= The RD Crusaders =

British rock supergroup

The RD Crusaders is a supergroup band created by Roger Daltrey of the Who and newspaper publisher Richard Desmond in 2003. The group has raised several million in funds for charities including Teenage Cancer Trust and Norwood.

Their lineup varies but originally consisted of vocalists Roger Daltrey and Lulu, guitarist Russ Ballard (of Argent), bassist Rick Wills (of Foreigner and Bad Company), drummer Steve Smith, organist Zoot Money, and Richard Desmond.

==Activities==

The supergroup made their 2003 debut at a charity gig to benefit Teenage Cancer Trust at Ronnie Scott's Jazz Club in London. Band members and guests at that show included Roger Daltrey, Gary Moore, Greg Lake, Gary Brooker, Simon Townshend, Nick Newall, Sam Brown, Zoot Money and Richard Desmond. In 2010 the group was in talks to play a charity show in Hollywood, CA.

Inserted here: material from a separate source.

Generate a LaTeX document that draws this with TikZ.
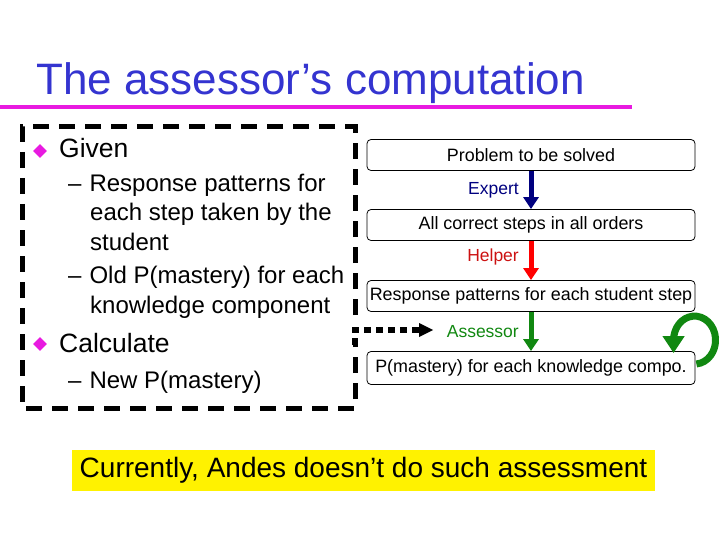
\documentclass[tikz,border=0pt]{standalone}
\usepackage{fontspec}
\setmainfont{Liberation Sans}
\usetikzlibrary{arrows.meta,shapes.geometric}
\definecolor{titleblue}{HTML}{3434D0}
\definecolor{magline}{HTML}{E81AE0}
\definecolor{expertblue}{HTML}{00007F}
\definecolor{helperred}{HTML}{FF0000}
\definecolor{helpertext}{HTML}{CC1111}
\definecolor{assgreen}{HTML}{118811}
\tikzset{
  stepbox/.style={draw=black,line width=0.8pt,rounded corners=4pt,minimum width=328pt,minimum height=31pt,inner sep=0pt,font=\fontsize{17.9}{20}\selectfont},
  bigarrow/.style={line width=5pt,-{Triangle[length=12pt,width=15pt]}},
  lbl/.style={font=\fontsize{17.5}{19}\selectfont,anchor=east,inner sep=0pt},
  bodytext/.style={anchor=base west,inner sep=0pt,font=\fontsize{24}{26}\selectfont},
  headtext/.style={anchor=base west,inner sep=0pt,font=\fontsize{26.5}{28}\selectfont},
  bullet/.style={diamond,fill=magline,inner sep=0pt,minimum width=14pt,minimum height=14pt},
  dashbox/.style={line width=5pt,dash pattern=on 16pt off 10pt}
}
\begin{document}
\begin{tikzpicture}[x=1pt,y=1pt]
\useasboundingbox (0,0) rectangle (720,-540);
% title
\node[anchor=base west,inner sep=0pt,text=titleblue,font=\fontsize{44}{48}\selectfont] (title) at (36,-95) {The assessor’s computation};
\draw[magline,line width=4pt] (0,-107) -- (632,-107);
% dashed box
\draw[dashbox] (355,-315) -- (355,-127) -- (22,-127) -- (22,-408) -- (355,-408) -- (355,-345);
\coordinate (dstart) at (355,-330);
\coordinate (dend) at (433,-330);
\draw[line width=6pt,dash pattern=on 7pt off 5pt] (355,-345) -- (dstart) -- (420,-330);
\fill (419,-323) -- (dend) -- (419,-337) -- cycle;
% left text
\node[bullet] (b1) at (40,-151) {};
\node[headtext] (given) at (59,-158) {Given};
\node[bodytext] (r1) at (68,-192) {–\hspace{8pt}Response patterns for};
\node[bodytext] (r2) at (90,-221) {each step taken by the};
\node[bodytext] (r3) at (90,-250) {student};
\node[bodytext] (r4) at (68,-283) {–\hspace{8pt}Old P(mastery) for each};
\node[bodytext] (r5) at (90,-313) {knowledge component};
\node[bullet] (b2) at (40,-344) {};
\node[headtext] (calc) at (59,-352) {Calculate};
\node[bodytext] (r6) at (68,-388) {–\hspace{8pt}New P(mastery)};
% right flow
\node[stepbox] (p1) at (531,-155) {Problem to be solved};
\node[stepbox] (p2) at (531,-225) {All correct steps in all orders};
\node[stepbox] (p3) at (531,-296) {Response patterns for each student step};
\node[stepbox,minimum height=33pt] (p4) at (531,-368) {P(mastery) for each knowledge compo.};
\draw[bigarrow,expertblue] (p1.south) -- (p2.north);
\draw[bigarrow,helperred] (p2.south) -- (p3.north);
\draw[bigarrow,assgreen] (p3.south) -- (p4.north);
\node[lbl,text=expertblue] (le) at (519,-190) {Expert};
\node[lbl,text=helpertext] (lh) at (519,-257) {Helper};
\node[lbl,text=assgreen] (la) at (519,-332) {Assessor};
% loop
\draw[assgreen,line width=7pt,-{Triangle[length=17pt,width=21pt]}] (p4.east) ++(1,4) arc[start angle=-85,end angle=180,x radius=21pt,y radius=24pt] -- ++(0,-13);
% bottom note
\node[fill=yellow,inner sep=0pt,minimum width=583pt,minimum height=41pt,font=\fontsize{28}{30}\selectfont] (note) at (363.5,-470.5) {Currently, Andes doesn’t do such assessment};
\end{tikzpicture}
\end{document}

In 2006 the group held a concert and auction in Old Billingsgate Market which raised funds for the Evelina Children's Hospital Appeal. The lineup featured Richard Desmond, Roger Daltrey, Robert Plant, Elkie Brooks, Lulu, Greg Lake, Russ Ballard, Zoot Money, Simon Townshend, Steve Smith, Nick Newall, Nikki Lamborn (lead singer of Never The Bride), Steve Balsamo and Margot Buchanan. In 2008, they returned to said venue, this time raising funds for the Marie Curie Cancer Hospital. The show was attended by celebrities such as Elizabeth Hurley, Sarah, Duchess of York, Tania Bryer, and Trinny Woodall, among others.

In April 2010, Daltrey, Ballard and Desmond launched The RD Crusaders' WorkHub center for the Norwood charity, which offers support into work for people with learning disabilities.